The U.S. Labour Department said the number of people seeking unemployment aid plummeted last week by 30,000 to a seasonally adjusted 339,000, the lowest level in more than four years. The four-week average, a less volatile measure, dropped by 11,500 to 364,000, a six-month low.

Traders appeared to take in stride a move by Standard & Poor’s to cut its rating on Spain’s debt by two notches to BBB-minus, leaving the country on the verge of non-investment grade, or junk, status.

The Spanish government has so far refused to tap a new European Central Bank bond-buying facility that has been largely designed to keep a lid on the country’s borrowing rates. But some analysts think the downgrade will help push the government to finally request the help.

Even so, others think traders are in danger of letting their guard down.

“We probably don’t focus enough on Europe. I still think it’s simmering and could blow up in our face,” said Jim Muir, director at Fraser Mackenzie.

“But we’re all growing very complacent with the problems over there. One day we’ll wake up and there could very well be another Lehman Brothers moment happen there. But history shows we do work our way through these problems.”

Earnings expectations are low for the third quarter as the debt crisis continues to take a toll on the economies in Europe, affecting the results of multinationals. The malaise has also spread to developing economies such as China.

“Expectations are for a 2.1 per cent year-over-year decline in S&P 500 operating earnings — the first year-over-year drop since the recession,” said BMO Capital Markets senior economist Robert Kavcic.

“Also, half of the 10 major sectors are expected to be in the red, so the earnings slowdown is relatively broad based and not just a one-sector phenomenon.”

Merger and acquisition news also helped support markets.

The Wall Street Journal reported that Sprint Nextel is in advanced talks to be acquired by Japanese cellphone company Softbank Corp. in a transaction valued at more than US$12.8 billion. Sprint Nextel shares surged 14.09 per cent to US$5.75 in New York as the company confirmed during the morning that there have been talks with Softbank on a possible transaction.

Most TSX sectors were higher while resource stocks led gainers as prices for oil and metals advanced.

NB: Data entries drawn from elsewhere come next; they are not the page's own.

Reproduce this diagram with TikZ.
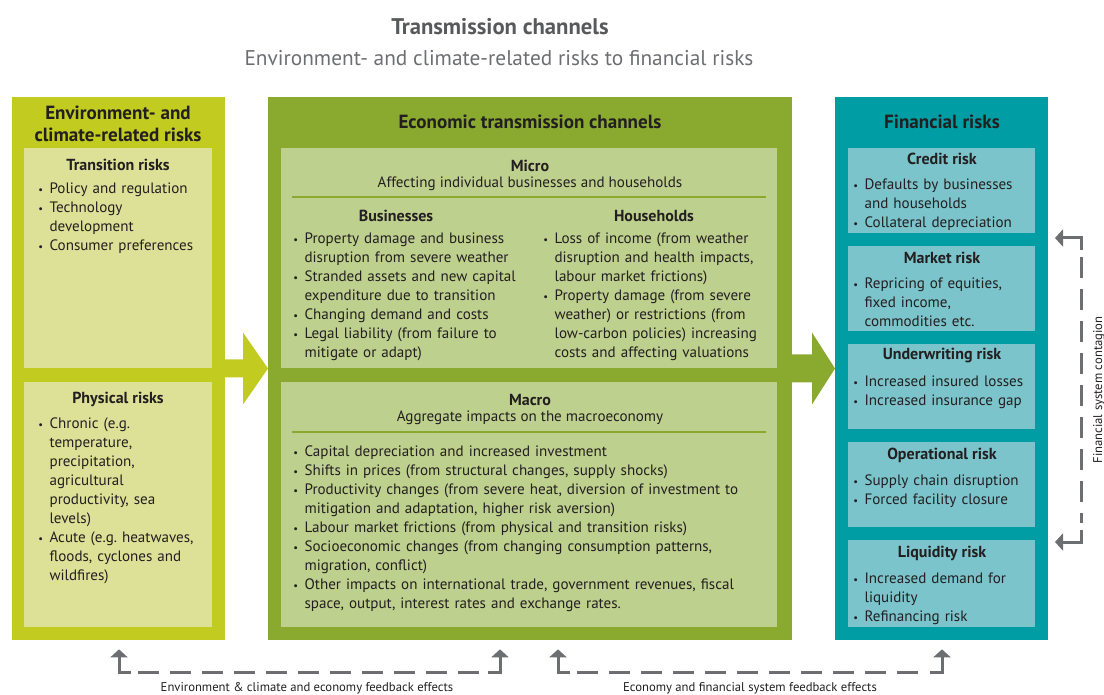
\documentclass[tikz,border=0pt]{standalone}
\usepackage{fontspec}
\setmainfont{PT Sans}
\usetikzlibrary{fit, arrows.meta}
\frenchspacing

\definecolor{envc}{HTML}{C2CB20}
\definecolor{envl}{HTML}{DDE197}
\definecolor{econc}{HTML}{8AAA2F}
\definecolor{econl}{HTML}{BED08E}
\definecolor{finc}{HTML}{009DA4}
\definecolor{finl}{HTML}{7BC4CB}
\definecolor{fbc}{HTML}{6D6E71}
\definecolor{ink}{HTML}{231F20}
\definecolor{titlec}{HTML}{58595B}

% bullet item with hanging indent
\newcommand{\itm}[1]{\par\hangindent=8.5pt\hangafter=1\noindent\makebox[8.5pt][l]{\scalebox{.7}{•}}#1\par}

\begin{document}
\begin{tikzpicture}[x=0.75pt, y=-0.75pt,
	box/.style={inner sep=0pt, outer sep=0pt},
	hd/.style={font=\bfseries\fontsize{12}{14}\selectfont, text=ink, inner sep=0pt},
	txt/.style={font=\fontsize{11.3}{14.25}\selectfont, text=ink, inner sep=0pt},
	lst/.style={txt, anchor=north west, text width=14cm, align=left},
	colhd/.style={font=\bfseries\fontsize{14.3}{16.5}\selectfont, text=ink, inner sep=0pt, align=center},
	lbl/.style={font=\fontsize{9.5}{11}\selectfont, text=ink, inner sep=0pt},
	fb/.style={draw=fbc, line width=2.25pt},
	fbd/.style={fb, dash pattern=on 16pt off 8pt},
	tip/.style={-{Triangle[width=12.75pt,length=6pt]}},
	rule/.style={draw=econc, line width=0.8pt}]
	\useasboundingbox (0,0) rectangle (1104,695);
	%Title
		\node[font=\bfseries\fontsize{17}{20}\selectfont, text=titlec, inner sep=0pt] (title) at (500,27) {Transmission channels};
		\node[font=\fontsize{16}{19}\selectfont, text=fbc, inner sep=0pt] (subtitle) at (499,58) {Environment- and climate-related risks to financial risks};
	%Environment- and climate-related risks
		\node[box, fill=envc, fit={(12,97) (225,640)}] (env) {};
		\node[colhd] (envhd) at (118,124) {Environment- and\\climate-related risks};
		\node[box, fill=envl, fit={(24,148) (212,368)}] (trans) {};
		\node[hd] (transhd) at (118,165) {Transition risks};
		\node[lst] (translst) at (38,174) {\itm{Policy and regulation}\itm{Technology\newline development}\itm{Consumer preferences}};
		\node[box, fill=envl, fit={(24,382) (212,627)}] (phys) {};
		\node[hd] (physhd) at (118,399) {Physical risks};
		\node[lst] (physlst) at (38,409) {\itm{Chronic (e.g.\newline temperature,\newline precipitation,\newline agricultural\newline productivity, sea\newline levels)}\itm{Acute (e.g. heatwaves,\newline floods, cyclones and\newline wildfires)}};
	%Economic transmission channels
		\node[box, fill=econc, fit={(268,97) (792,640)}] (econ) {};
		\node[colhd] (econhd) at (530,122) {Economic transmission channels};
		\node[box, fill=econl, fit={(281,148) (777,368)}] (micro) {};
		\node[hd] (microhd) at (530,166) {Micro};
		\node[txt] (microsub) at (530,184) {Affecting individual businesses and households};
		\draw[rule] (292,197) -- (766,197);
		\node[hd] (bushd) at (396,216) {Businesses};
		\node[hd] (houshd) at (654,216) {Households};
		\node[lst] (buslst) at (293,224) {\itm{Property damage and business\newline disruption from severe weather}\itm{Stranded assets and new capital\newline expenditure due to transition}\itm{Changing demand and costs}\itm{Legal liability (from failure to\newline mitigate or adapt)}};
		\node[lst] (houslst) at (543,224) {\itm{Loss of income (from weather\newline disruption and health impacts,\newline labour market frictions)}\itm{Property damage (from severe\newline weather) or restrictions (from\newline low-carbon policies) increasing\newline costs and affecting valuations}};
		\node[box, fill=econl, fit={(281,382) (777,627)}] (macro) {};
		\node[hd] (macrohd) at (530,400) {Macro};
		\node[txt] (macrosub) at (530,418) {Aggregate impacts on the macroeconomy};
		\draw[rule] (292,432) -- (766,432);
		\node[lst] (macrolst) at (293,437) {\itm{Capital depreciation and increased investment}\itm{Shifts in prices (from structural changes, supply shocks)}\itm{Productivity changes (from severe heat, diversion of investment to\newline mitigation and adaptation, higher risk aversion)}\itm{Labour market frictions (from physical and transition risks)}\itm{Socioeconomic changes (from changing consumption patterns,\newline migration, conflict)}\itm{Other impacts on international trade, government revenues, fiscal\newline space, output, interest rates and exchange rates.}};
	%Financial risks
		\node[box, fill=finc, fit={(835,97) (1048,640)}] (fin) {};
		\node[colhd] (finhd) at (942,122) {Financial risks};
		\node[box, fill=finl, fit={(848,148) (1035,233)}] (credit) {};
		\node[hd] (credithd) at (942,159) {Credit risk};
		\node[lst] (creditlst) at (853,170) {\itm{Defaults by businesses\newline and households}\itm{Collateral depreciation}};
		\node[box, fill=finl, fit={(848,246) (1035,331)}] (market) {};
		\node[hd] (markethd) at (942,258) {Market risk};
		\node[lst] (marketlst) at (853,269) {\itm{Repricing of equities,\newline fixed income,\newline commodities etc.}};
		\node[box, fill=finl, fit={(848,344) (1035,429)}] (uw) {};
		\node[hd] (uwhd) at (942,356) {Underwriting risk};
		\node[lst] (uwlst) at (853,367) {\itm{Increased insured losses}\itm{Increased insurance gap}};
		\node[box, fill=finl, fit={(848,442) (1035,527)}] (oper) {};
		\node[hd] (operhd) at (942,455) {Operational risk};
		\node[lst] (operlst) at (853,466) {\itm{Supply chain disruption}\itm{Forced facility closure}};
		\node[box, fill=finl, fit={(848,540) (1035,627)}] (liq) {};
		\node[hd] (liqhd) at (942,553) {Liquidity risk};
		\node[lst] (liqlst) at (853,564) {\itm{Increased demand for\newline liquidity}\itm{Refinancing risk}};
	%Block arrows
		\fill[envc] (env.east) ++(0,-9) -- ++(18,0) -- ++(0,-27) -- (econ.west) -- ++(-25,36) -- ++(0,-27) -- ++(-18,0) -- cycle;
		\fill[econc] (econ.east) ++(0,-14) -- ++(20,0) -- ++(0,-22) -- (fin.west) -- ++(-23,36) -- ++(0,-22) -- ++(-20,0) -- cycle;
	%Feedback effects
		\coordinate (fa1) at (119,672);
		\coordinate (fa2) at (500,672);
		\coordinate (fb1) at (558,672);
		\coordinate (fb2) at (942,672);
		\draw[fb, tip] ([xshift=9pt]fa1) -- (fa1) -- ([yshift=17pt]fa1);
		\draw[fbd] ([xshift=14pt]fa1) -- ([xshift=-14pt]fa2);
		\draw[fb, tip] ([xshift=-9pt]fa2) -- (fa2) -- ([yshift=17pt]fa2);
		\draw[fb, tip] ([xshift=9pt]fb1) -- (fb1) -- ([yshift=17pt]fb1);
		\draw[fbd] ([xshift=14pt]fb1) -- ([xshift=-14pt]fb2);
		\draw[fb, tip] ([xshift=-9pt]fb2) -- (fb2) -- ([yshift=17pt]fb2);
		\node[lbl] (fblbl1) at (307,688) {Environment \& climate and economy feedback effects};
		\node[lbl] (fblbl2) at (750,688) {Economy and financial system feedback effects};
	%Contagion
		\coordinate (ct1) at (1081,238);
		\coordinate (ct2) at (1081,542);
		\draw[fb, tip] ([yshift=-9pt]ct1) -- (ct1) -- ([xshift=-19.5pt]ct1);
		\draw[fbd] ([yshift=-14pt]ct1) -- ([yshift=14pt]ct2);
		\draw[fb, tip] ([yshift=9pt]ct2) -- (ct2) -- ([xshift=-19.5pt]ct2);
		\node[lbl, rotate=90] (ctlbl) at (1099,390) {Financial system contagion};
\end{tikzpicture}
\end{document}
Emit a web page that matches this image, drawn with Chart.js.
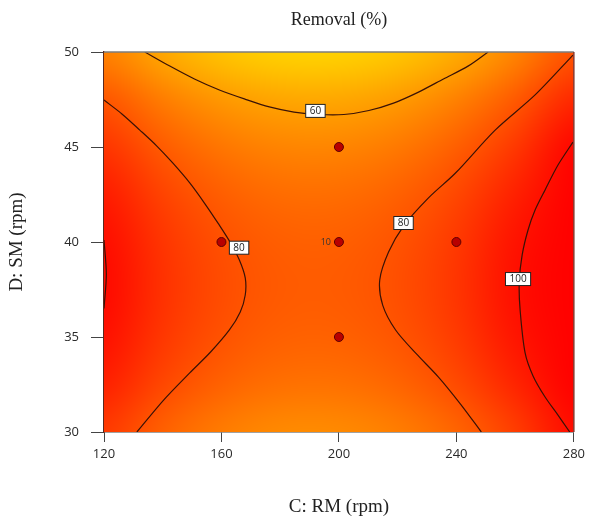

The energy sector was up 0.57 per cent as oil continued to find support from worries that the Syrian conflict is escalating. Traders worry that the civil war in Syria could grow into a wider regional conflict that could threaten oil supplies from Middle East producers. The Middle East and North Africa account for about a third of global oil production.

The November crude contract on the New York Mercantile Exchange was up 82 cents at US$92.07 a barrel. Canadian Natural Resources (TSX:CNQ) rose 21 cents to C$30.01.

Nexen (TSX:NXY) shares climbed six cents to $25.21 as the federal government extended its review period for the proposed $15.1-billion takeover of the energy company by China’s state-owned offshore oil company. The review under the Investment Canada Act is being extended by 30 days. An initial 45-day review period was set to end Friday.

The base metals sector was up 1.35 per cent as December copper climbed three cents to US$3.75 a pound. Teck Resources (TSX:TCK.B) ran ahead 49 cents to C$30.39.

The gold sector was flat as December bullion edged up $5.50 to US$1,770.60 an ounce.

NovaGold Resources Inc. (TSX:NG) gained 13 cents to C$5.04 as the company reported a third-quarter net loss of $21.5 million or eight cents per share. That is less than half of its net loss of $52.1 million or 22 cents per share from a year ago.

The exploration and development miner, whose flagship asset is its 50 per cent owned Donlin gold project in Alaska, did not report any revenues for the quarter.

Utilities were the biggest losers with Just Energy Group (TSX:JE) 31 cents lower to $10.55.